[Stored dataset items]

>> Begin

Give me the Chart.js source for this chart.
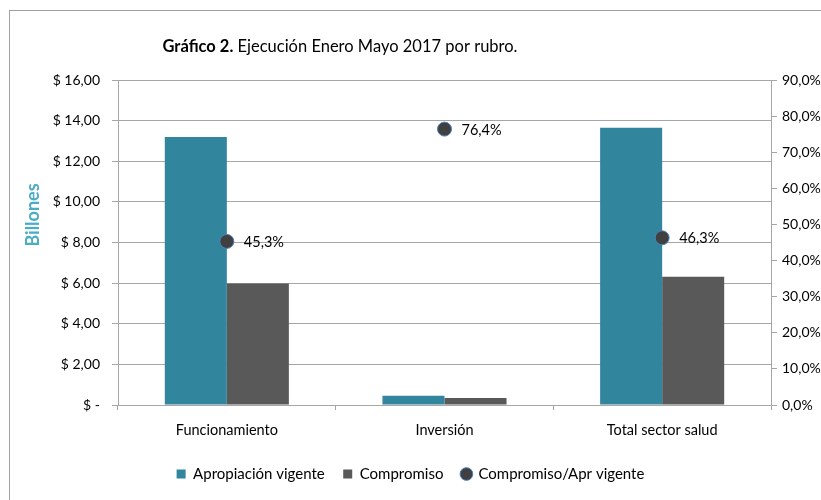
<!DOCTYPE html>
<html>
<head>
<meta charset="utf-8">
<script src="https://cdn.jsdelivr.net/npm/chart.js@4"></script>
<style>
  html, body { margin: 0; padding: 0; background: #fff; }
  #wrap { width: 821px; height: 500px; position: relative; }
</style>
</head>
<body>
<div id="wrap"><canvas id="c" width="821" height="500"></canvas></div>
<script>
const categories = ['Funcionamiento', 'Inversión', 'Total sector salud'];
const apropiacion = [13.20, 0.46, 13.65];
const compromiso = [5.98, 0.35, 6.32];
const ratio = [0.453, 0.764, 0.463];
const ratioLabels = ['45,3%', '76,4%', '46,3%'];
const seriesNames = ['Apropiación vigente', 'Compromiso', 'Compromiso/Apr vigente'];
const titleBold = 'Gráfico 2.';
const titleRest = ' Ejecución Enero Mayo 2017 por rubro.';
const yTitle = 'Billones';

const FONT = 'Lato, "Open Sans", sans-serif';
const GRID = '#a6a6a6';

const decor = {
  id: 'decor',
  beforeDraw(chart) {
    const ctx = chart.ctx;
    ctx.save();
    ctx.strokeStyle = '#a0a0a0';
    ctx.lineWidth = 1;
    ctx.strokeRect(9.5, 10.5, 900, 600);
    ctx.restore();
  },
  afterDraw(chart) {
    const ctx = chart.ctx;
    ctx.save();
    ctx.textBaseline = 'middle';
    ctx.fillStyle = '#000';
    ctx.font = 'bold 16.5px ' + FONT;
    const w1 = ctx.measureText(titleBold).width;
    ctx.font = '16.5px ' + FONT;
    const w2 = ctx.measureText(titleRest).width;
    const x0 = 340 - (w1 + w2) / 2;
    ctx.font = 'bold 16.5px ' + FONT;
    ctx.textAlign = 'left';
    ctx.fillText(titleBold, x0, 47);
    ctx.font = '16.5px ' + FONT;
    ctx.fillText(titleRest, x0 + w1, 47);
    ctx.translate(33, 215);
    ctx.rotate(-Math.PI / 2);
    ctx.textAlign = 'center';
    ctx.fillStyle = '#4bacc6';
    ctx.font = 'bold 18px ' + FONT;
    ctx.fillText(yTitle, 0, 0);
    ctx.restore();
    const meta = chart.getDatasetMeta(2);
    ctx.save();
    ctx.font = '14.5px ' + FONT;
    ctx.fillStyle = '#000';
    ctx.textAlign = 'left';
    ctx.textBaseline = 'middle';
    meta.data.forEach((pt, i) => {
      ctx.fillText(ratioLabels[i], pt.x + 17, pt.y + 1);
    });
    ctx.restore();
  }
};

new Chart(document.getElementById('c'), {
  data: {
    labels: categories,
    datasets: [
      {
        type: 'bar', label: seriesNames[0], data: apropiacion,
        backgroundColor: '#31859c', borderWidth: 0, yAxisID: 'y',
        pointStyle: 'rect', order: 2
      },
      {
        type: 'bar', label: seriesNames[1], data: compromiso,
        backgroundColor: '#595959', borderWidth: 0, yAxisID: 'y',
        pointStyle: 'rect', order: 2
      },
      {
        type: 'line', label: seriesNames[2], data: ratio, yAxisID: 'y1',
        showLine: false, pointStyle: 'circle', pointRadius: 7, pointHoverRadius: 7,
        pointBackgroundColor: '#404040', pointBorderColor: '#4f81bd', pointBorderWidth: 1,
        backgroundColor: '#404040', borderColor: '#4f81bd', borderWidth: 1, order: 1
      }
    ]
  },
  options: {
    responsive: false,
    animation: false,
    events: [],
    layout: { padding: { top: 80, left: 0, right: 0, bottom: 8.5 } },
    datasets: { bar: { categoryPercentage: 0.57, barPercentage: 1.0 } },
    plugins: {
      legend: {
        position: 'bottom',
        labels: {
          usePointStyle: true, boxWidth: 9, boxHeight: 9, padding: 18.5,
          color: '#000', font: { family: FONT, size: 15 },
          sort: (a, b) => a.datasetIndex - b.datasetIndex
        }
      },
      tooltip: { enabled: false },
      title: { display: false }
    },
    scales: {
      x: {
        offset: true,
        grid: { offset: true, drawOnChartArea: false, drawTicks: true, tickLength: 5, color: GRID },
        border: { display: true, color: GRID },
        ticks: { color: '#000', font: { family: FONT, size: 14.5 }, padding: 12 },
        afterFit(s) { s.height = 43; }
      },
      y: {
        position: 'left', min: 0, max: 16,
        ticks: {
          stepSize: 2, color: '#000', font: { family: FONT, size: 14 }, padding: 12,
          callback: v => v === 0 ? '$ -' : '$ ' + v.toFixed(2).replace('.', ',')
        },
        grid: { color: GRID, tickLength: 6 },
        border: { display: true, color: GRID },
        afterFit(s) { s.width = 118; }
      },
      y1: {
        position: 'right', min: 0, max: 0.9,
        ticks: {
          stepSize: 0.1, color: '#000', font: { family: FONT, size: 14 }, padding: 5,
          callback: v => (v * 100).toFixed(1).replace('.', ',') + '%'
        },
        grid: { drawOnChartArea: false, color: GRID, tickLength: 6 },
        border: { display: true, color: GRID },
        afterFit(s) { s.width = 50; }
      }
    }
  },
  plugins: [decor]
});
</script>
</body>
</html>
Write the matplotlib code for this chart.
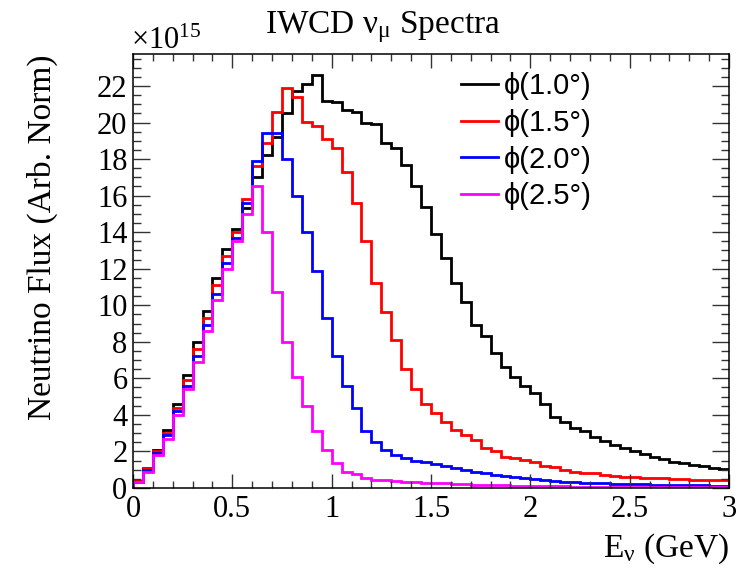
import numpy as np
import matplotlib
matplotlib.use("Agg")
import matplotlib.pyplot as plt
from matplotlib.ticker import MultipleLocator

plt.rcParams['font.family'] = ['Liberation Serif', 'DejaVu Serif']
plt.rcParams['mathtext.fontset'] = 'custom'
plt.rcParams['mathtext.rm'] = 'Liberation Serif'

# energy range of the histograms (GeV), 0.05 GeV bins
e_min, e_max = 0.0, 3.0

# flux per bin, units of 1e15 (Arb. Norm)
flux_10 = [0.4, 1.1, 2.1, 3.2, 4.6, 6.2, 8.0, 9.7, 11.5, 13.1, 14.2, 15.3, 17.0, 18.2, 19.2,
           20.5, 21.7, 22.1, 22.6, 21.2, 21.1, 20.7, 20.6, 20.0, 19.9, 18.9, 18.6, 17.7, 16.5,
           15.4, 13.9, 12.6, 11.2, 10.2, 8.9, 8.3, 7.4, 6.6, 6.1, 5.6, 5.2, 4.6, 3.9, 3.6, 3.3,
           3.1, 2.8, 2.55, 2.35, 2.17, 2.0, 1.85, 1.72, 1.6, 1.45, 1.35, 1.25, 1.2, 1.12, 1.05]
flux_15 = [0.4, 1.1, 2.0, 3.0, 4.4, 5.9, 7.6, 9.3, 11.1, 12.7, 14.0, 15.8, 17.6, 18.9, 20.6,
           21.9, 21.4, 20.05, 19.8, 19.1, 18.6, 17.3, 15.6, 13.5, 11.2, 9.65, 8.1, 6.5, 5.4,
           4.6, 4.1, 3.6, 3.17, 2.9, 2.63, 2.17, 2.0, 1.71, 1.62, 1.53, 1.44, 1.2, 1.17, 0.99,
           0.9, 0.84, 0.8, 0.7, 0.68, 0.62, 0.6, 0.57, 0.55, 0.52, 0.5, 0.48, 0.46, 0.45, 0.43, 0.42]
flux_20 = [0.35, 1.0, 1.9, 2.9, 4.2, 5.6, 7.2, 8.9, 10.6, 12.3, 13.7, 15.6, 17.9, 19.4, 19.4,
           18.0, 16.0, 14.0, 11.9, 9.3, 7.2, 5.6, 4.4, 3.1, 2.5, 2.1, 1.8, 1.65, 1.5,
           1.4, 1.3, 1.2, 1.08, 0.97, 0.88, 0.8, 0.72, 0.65, 0.58, 0.52, 0.47, 0.42, 0.38, 0.35,
           0.32, 0.3, 0.28, 0.26, 0.24, 0.22, 0.21, 0.2, 0.19, 0.18, 0.17, 0.16, 0.15, 0.14, 0.13, 0.12]
flux_25 = [0.35, 0.9, 1.8, 2.7, 4.0, 5.4, 6.9, 8.6, 10.3, 12.0, 13.5, 15.0, 16.5, 14.0, 10.7,
           8.0, 6.1, 4.5, 3.1, 2.1, 1.35, 0.9, 0.75, 0.55, 0.45, 0.42, 0.38, 0.35, 0.32, 0.3,
           0.27, 0.25, 0.22, 0.2, 0.18, 0.17, 0.15, 0.14, 0.13, 0.12, 0.11, 0.1, 0.09, 0.09, 0.08,
           0.08, 0.07, 0.07, 0.06, 0.06, 0.06, 0.05, 0.05, 0.05, 0.04, 0.04, 0.04, 0.04, 0.03, 0.03]

labels = ['ϕ(1.0°)', 'ϕ(1.5°)', 'ϕ(2.0°)', 'ϕ(2.5°)']
colors = ['black', '#ff0000', '#0000ff', '#ff00ff']

fig = plt.figure(figsize=(7.51, 5.74), dpi=100)
ax = fig.add_axes([133 / 751, 1 - 488 / 574, 596 / 751, 434 / 574])

edges = np.linspace(e_min, e_max, len(flux_10) + 1)
for vals, lab, col in zip([flux_10, flux_15, flux_20, flux_25], labels, colors):
    ax.stairs(vals, edges, baseline=0, color=col, lw=2.0, label=lab)

ax.set_xlim(e_min, e_max)
ax.set_ylim(0, 23.75)

ax.xaxis.set_major_locator(MultipleLocator(0.5))
ax.xaxis.set_minor_locator(MultipleLocator(0.1))
ax.yaxis.set_major_locator(MultipleLocator(2))
ax.yaxis.set_minor_locator(MultipleLocator(0.5))
ax.xaxis.set_major_formatter(plt.FuncFormatter(lambda v, p: '%g' % v))

ax.tick_params(which='both', direction='in', top=True, right=True, width=1.0,
               labelsize=22, color='#333333')
ax.tick_params(axis='x', which='major', length=10, pad=5)
ax.tick_params(axis='x', which='minor', length=5)
ax.tick_params(axis='y', which='major', length=12, pad=4)
ax.tick_params(axis='y', which='minor', length=6)
for s in ax.spines.values():
    s.set_linewidth(1.1)

ax.set_ylabel('Neutrino Flux (Arb. Norm)', fontsize=24, loc='top')
ax.yaxis.set_label_coords(-0.125, 1.0)
ax.set_xlabel('E$\\mathregular{_{ν}}$ (GeV)', fontsize=24, loc='right')
ax.xaxis.set_label_coords(1.0, -0.1)

fig.text(0.51, 1 - 33 / 574, 'IWCD $\\mathregular{ν_{μ}}$ Spectra', fontsize=24,
         ha='center', va='baseline')
fig.text(131 / 751, 1 - 49 / 574, '×10$\\mathregular{^{15}}$', fontsize=22,
         ha='left', va='baseline')

leg = ax.legend(loc='upper right', bbox_to_anchor=(0.79, 0.985), frameon=False,
                prop={'family': ['Liberation Sans', 'DejaVu Sans'], 'size': 21},
                handlelength=1.3, handletextpad=0.2, labelspacing=0.3,
                borderaxespad=0.0)
for ln in leg.get_lines():
    ln.set_linewidth(2.0)

fig.savefig('out.png', dpi=100)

>> End

Goal>
Extract from the material above the stretch running from the line containing "Write the matplotlib code for this chart." through the line containing "e_min, e_max = 0.0, 3.0". Keep the text exact and the pictures out.

Reply to the task>
Write the matplotlib code for this chart.
import numpy as np
import matplotlib
matplotlib.use("Agg")
import matplotlib.pyplot as plt
from matplotlib.ticker import MultipleLocator

plt.rcParams['font.family'] = ['Liberation Serif', 'DejaVu Serif']
plt.rcParams['mathtext.fontset'] = 'custom'
plt.rcParams['mathtext.rm'] = 'Liberation Serif'

# energy range of the histograms (GeV), 0.05 GeV bins
e_min, e_max = 0.0, 3.0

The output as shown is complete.